Slava_Imameev · July 2, 2024, 7:52pm

There are two usual deadlock scenarios for such designs

IO is issued to process data related to a general file, this can be any - paging or non-paging.
This general file IO is enqueued into a threads pool and being processed by a working thread.
While processing this IO a page fault happens when accessing data backed by a pagefile, e.g. accessing a paged pool allocated data or paged code.
Memory Manager issues a paging IO read requests to retrieve a page from a paging file.
This paging IO is enqueued into the same threads pool, but all threads in the pool are blocked waiting for page fault processing for data backed by a pagefile.
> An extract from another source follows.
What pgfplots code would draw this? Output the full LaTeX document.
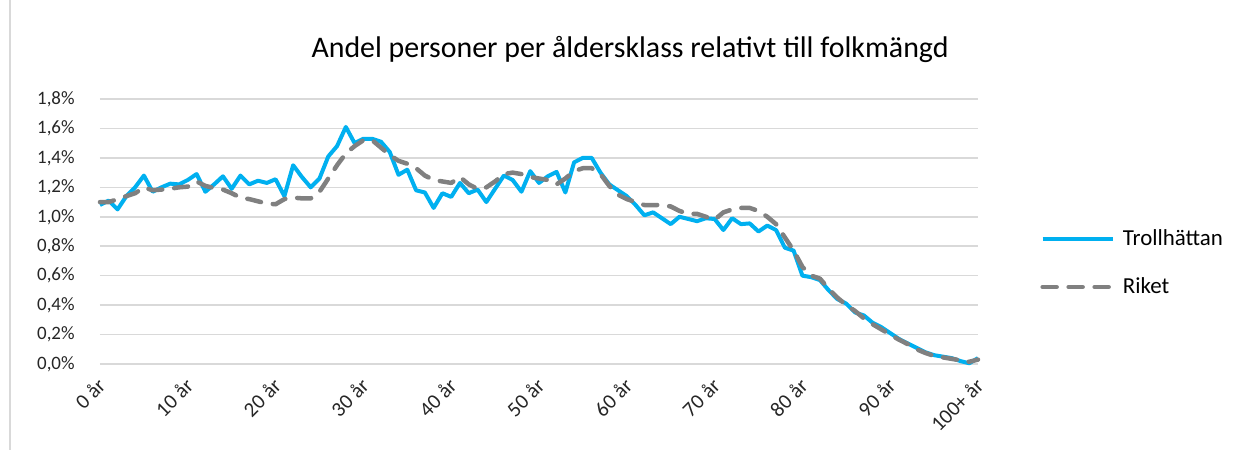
\documentclass[border=0pt]{standalone}
\usepackage{fontspec}
\setmainfont{Carlito}
\usepackage{pgfplots}
\usepackage{pgfplotstable}
\pgfplotsset{compat=1.18}
\definecolor{Troll}{HTML}{00B0F0}
\definecolor{Riket}{HTML}{808080}
\definecolor{Grid}{HTML}{D9D9D9}

% andel (%) per ålder, 0..100+
\pgfplotstableread{
age troll riket
0 1.08 1.10
1 1.11 1.10
2 1.05 1.12
3 1.14 1.14
4 1.20 1.16
5 1.28 1.20
6 1.17 1.18
7 1.20 1.185
8 1.225 1.19
9 1.22 1.20
10 1.25 1.205
11 1.29 1.24
12 1.17 1.21
13 1.22 1.195
14 1.275 1.185
15 1.19 1.16
16 1.28 1.13
17 1.22 1.12
18 1.245 1.105
19 1.23 1.09
20 1.255 1.085
21 1.14 1.12
22 1.35 1.13
23 1.27 1.125
24 1.20 1.125
25 1.26 1.17
26 1.41 1.26
27 1.48 1.35
28 1.61 1.43
29 1.50 1.48
30 1.53 1.52
31 1.53 1.52
32 1.51 1.47
33 1.44 1.42
34 1.285 1.38
35 1.32 1.36
36 1.18 1.33
37 1.165 1.28
38 1.06 1.25
39 1.16 1.24
40 1.135 1.23
41 1.23 1.27
42 1.16 1.22
43 1.185 1.19
44 1.10 1.20
45 1.19 1.24
46 1.28 1.29
47 1.25 1.30
48 1.17 1.29
49 1.31 1.27
50 1.23 1.26
51 1.275 1.25
52 1.305 1.22
53 1.165 1.26
54 1.37 1.31
55 1.40 1.33
56 1.40 1.33
57 1.30 1.29
58 1.22 1.21
59 1.18 1.15
60 1.14 1.12
61 1.08 1.10
62 1.01 1.08
63 1.03 1.08
64 0.99 1.08
65 0.95 1.07
66 1.00 1.04
67 0.985 1.02
68 0.97 1.02
69 0.99 1.00
70 0.985 0.98
71 0.91 1.03
72 0.99 1.05
73 0.95 1.06
74 0.955 1.06
75 0.90 1.04
76 0.94 1.00
77 0.91 0.95
78 0.79 0.86
79 0.77 0.77
80 0.60 0.66
81 0.59 0.60
82 0.57 0.58
83 0.50 0.51
84 0.44 0.45
85 0.41 0.40
86 0.35 0.36
87 0.33 0.31
88 0.28 0.27
89 0.25 0.235
90 0.21 0.20
91 0.17 0.165
92 0.14 0.135
93 0.11 0.10
94 0.08 0.075
95 0.06 0.055
96 0.05 0.045
97 0.04 0.035
98 0.02 0.025
99 0.005 0.015
100 0.04 0.03
}\folk

\begin{document}
\begin{tikzpicture}
\useasboundingbox (-50bp,-43bp) rectangle (571bp,182bp);
\draw[Grid, line width=0.75bp] (-45bp,-43bp) -- (-45bp,182bp);
\begin{axis}[
 at={(0,0)}, anchor=south west, scale only axis,
 width=439bp, height=132.5bp,
 xmin=0, xmax=100, ymin=0, ymax=1.8,
 clip=false,
 axis line style={draw=none},
 tick style={draw=none},
 ytick distance=0.2,
 ymajorgrids, grid style={Grid, line width=0.75bp},
 xtick={0,10,...,100},
 xticklabels={0 år,10 år,20 år,30 år,40 år,50 år,60 år,70 år,80 år,90 år,100+ år},
 yticklabel={\pgfmathprintnumber[fixed,fixed zerofill,precision=1,use comma,assume math mode=true]{\tick}\%},
 ticklabel style={text=black!85},
 yticklabel style={font=\fontsize{9.5}{11}\selectfont, anchor=east, inner sep=0pt, xshift=-12.5bp},
 xticklabel style={font=\fontsize{10.5}{12}\selectfont, xshift=1bp, yshift=-9bp, rotate=45, anchor=east, inner sep=0pt},
 legend cell align=left,
 legend style={at={(1.0706,0.381)}, anchor=west, draw=none, fill=none,
   font=\fontsize{11.5}{13}\selectfont, inner sep=0pt, row sep=14bp, column sep=4bp,
   nodes={inner sep=0pt, text height=8bp, text depth=2bp}},
 legend image code/.code={\draw[#1] (0bp,0bp) -- (35bp,0bp);},
]
\addplot[Troll, line width=2bp, line join=round] table[x=age, y=troll] {\folk};
\addplot[Riket, line width=2.25bp, line cap=round, line join=round,
  dash pattern=on 7bp off 6bp] table[x=age, y=riket] {\folk};
\legend{Trollhättan,Riket}
\end{axis}
\node[anchor=base, font=\fontsize{15}{18}\selectfont] at (265bp,153bp)
  {Andel personer per åldersklass relativt till folkmängd};
\end{tikzpicture}
\end{document}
OR the alternative scenario

IO is issued to process data related to a general file, this can be any - paging or non-paging.
This general file IO is enqueued into a threads pool and being processed by a working thread.
While processing this IO system needs to allocate physical pages.
If there is not enough free physical pages, the system starts modified page writer to move some pages to a pagefile and repurpose them.
This pagefile IO is enqueued into the same threads pool as general file IO and blocks there indefinitely as all threads in pool are waiting for modified page writer completes its work. But modified page writer IO is queued in this thread pool waiting for an available thread.

The Windows kernel breaks this dependency cycle by dedicating some threads for page file IO. There are two threads type in the system

Mapped page writer for general files IO.
Modified page writer for page file IO.

GaryZachen · July 2, 2024, 8:00pm

Mark,

this is very intriguing idea. I have been thinking about something like this long time ago when I was implementing the worker threads, but never got around to actually do it.

I think the logic here would be in the dispatch , i create all necessary child IRPs and add them to some IRP list and set completion routine.
Allocate the context which would have the IRPs list as well as original IRP. And send down the first child IRP.
In completion routine I check the status and also will have to accumulate the IoStatus.Information. After I reach the last child IRP I complete the parent IRP with the accumulated IoStatus.Information. And also if somewhere in the middle I see that status from child IRPs in invalid, I cancel all outstanding IRPs and complete the parent IRP with invalid status.

Does it makes sense ??? Did i miss anything ?

Thank you

Mark_Roddy · July 3, 2024, 10:05am

I would make the entire operation asynchronous. Don’t wait for anything anywhere. Each completion handler callback can determine if it is the last partial request and compute the status and complete the original irp.